Specializes in Family Nurse Practitioner.
from the more experienced nurses on our floor the acuity of the patients has changed. Such as patients with insulin or heparin drips used to be ICU patients - no exceptions, now we get those on a non tele floor.

We also get heparin drips. Insulin drips they keep on the step down floors.

Specializes in Family Nurse Practitioner.
I haven't been a nurse very long but have seen lots of changes. More requirements with charting. Higher acuity sicker patients, less resources. The ratios are horrible especially at night. The patient surveys and customer service became huge within my 2nd year as a nurse.[/quote']

Yes! There is too much emphasis on customer service. When will hospital administrators figure out that if they want happy patients they need to have happy nurses who are not overwhelmed with double and triple documentation requirements and poor staffing?

Specializes in Family Nurse Practitioner.
We didn't really have a choice. There were so few of us. You could NEVER care for 22 acute patients alone. You'd hash it out in the dirty U and go back to work.

And anywhere you went it was the same thing, so you couldn't just leave...

Specializes in kids.

Ah yes the days of patients being admitted the night BEFORE surgery and staying in the hospital POST surgery.....Now you have to practically be dead to be an inpatient!

I graduated 31years ago......

Specializes in CCU, SICU, CVSICU, Precepting & Teaching.

We used to have 15 patients on the day shift with an LPN and an aide or with two aides. (On weekends, it was one aide.) Night shift we had 30 patients with an LPN or an aide. We used to pray the LPN would be on our team so she could give prn pain meds and Valium.

Standard admission orders included "Valium 10 mg. PO q 4h prn" and we gave it. (I remember the little blue tablets with a "V" cut into them.)

There were ashtrays at the nurse's station for visiting doctors. Nurses had to go to the break room to smoke.

Patients smoked in their rooms.

No blood glucose testing -- we dipsticked urine instead.

Metal bedpans, glass thermometers. (We used to play with the mercury when we broke a thermometer.)

One box of exam gloves for the whole floor -- it was used by interns doing rectal exams.
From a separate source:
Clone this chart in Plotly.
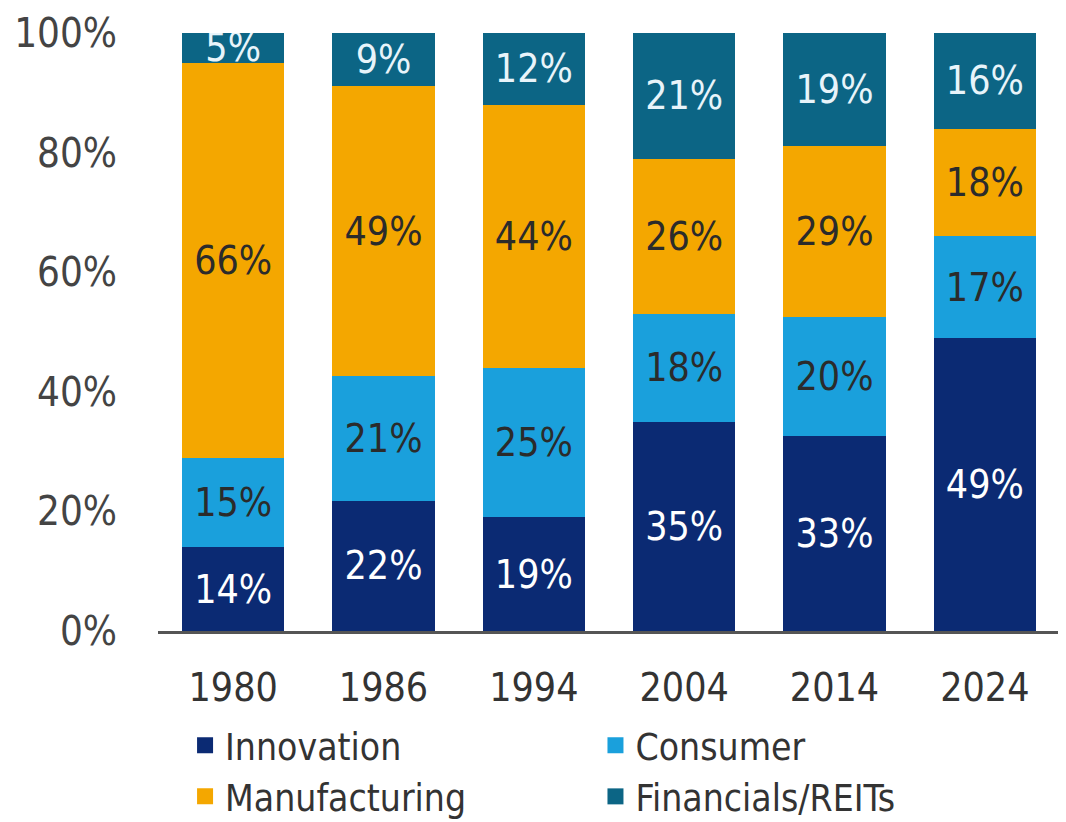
import plotly.graph_objects as go

years = ["1980", "1986", "1994", "2004", "2014", "2024"]
innovation = [14, 22, 19, 35, 33, 49]
consumer = [15, 21, 25, 18, 20, 17]
manufacturing = [66, 49, 44, 26, 29, 18]
financials = [5, 9, 12, 21, 19, 16]
y_ticks = [0, 20, 40, 60, 80, 100]
y_tick_labels = ["0%", "20%", "40%", "60%", "80%", "100%"]

FONT = "DejaVu Sans Condensed, Liberation Sans Narrow, sans-serif"
series = [
    ("Innovation", innovation, "#0b2a73", "#ffffff"),
    ("Consumer", consumer, "#1aa0dc", "#2b2b2b"),
    ("Manufacturing", manufacturing, "#f4a700", "#2b2b2b"),
    ("Financials/REITs", financials, "#0c6585", "#e8f4fa"),
]

fig = go.Figure()
for name, vals, color, tcolor in series:
    fig.add_trace(go.Bar(
        x=years, y=vals, name=name, showlegend=False,
        marker=dict(color=color, line=dict(width=0)),
        text=[f"{v}%" for v in vals],
        textposition="inside", insidetextanchor="middle",
        textangle=0, constraintext="none",
        textfont=dict(family=FONT, size=39, color=tcolor),
        hoverinfo="skip",
    ))
# legend entries with larger square swatches
for name, vals, color, tcolor in series:
    fig.add_trace(go.Scatter(
        x=[None], y=[None], name=name, mode="markers",
        marker=dict(symbol="square", size=22, color=color),
        hoverinfo="skip",
    ))

fig.update_layout(
    barmode="stack", barnorm="percent", bargap=0.32,
    width=1058, height=814,
    margin=dict(l=150, r=6, t=25, b=191, autoexpand=False),
    paper_bgcolor="white", plot_bgcolor="white",
    font=dict(family=FONT, size=39, color="#333333"),
    showlegend=True,
    legend=dict(orientation="h", x=0.03, y=-0.14, xanchor="left", yanchor="top",
                entrywidth=0.455, entrywidthmode="fraction", traceorder="normal",
                font=dict(family=FONT, size=37, color="#333333"),
                itemsizing="trace", tracegroupgap=0, itemwidth=30),
)
fig.update_yaxes(range=[0, 100], tickvals=y_ticks, ticktext=y_tick_labels,
                 showgrid=False, zeroline=False, showline=False,
                 ticklabelstandoff=40, tickfont=dict(size=40, color="#444444"))
fig.update_xaxes(showline=True, linecolor="#555555", linewidth=3, showgrid=False,
                 ticks="", ticklabelstandoff=20, tickfont=dict(size=39, color="#333333"))

fig.write_html("out.html")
If you were giving a suppository, you used a finger cot and if you were cleaning up poop you did it bare handed.

Specializes in Family Nurse Practitioner.

This thread is so fun to read, so I decided to revive it :)

Specializes in Vascular Access.

Years and years ago, We had a structure in place in the hospital setting which was called "team leading". One RN worked with one CNA and you had 15-18 patients at night on a med-surg floor. You would work together, and it truly was a blessing on your back, and your sanity.

Fast forward 20 years later and I found myself back in a hospital setting, but this time, ICU and Telemetry. Aughhh.. Things have truly changed: No team leading and when I worked tele, I was the only RN for 6-7 patients, no tech, no LPN. I did my own VS, Passed meal trays and feed patients, did all the bathing, and got all medications to the patients, though sometimes all-be-it late. (And heaven forbid you just received a patient back from the cath lab!) Then, lunch rolled around and you "rinsed and repeated. " This last hospital stint was 15 years ago, and since then, I'm determined NOT to set foot in another hospital as a caregiver. Too old, to tired..LOL.

Specializes in FNP- Urgent Care.

What about alarm fatigue? Were all the patients on tele/pulse ox way back when?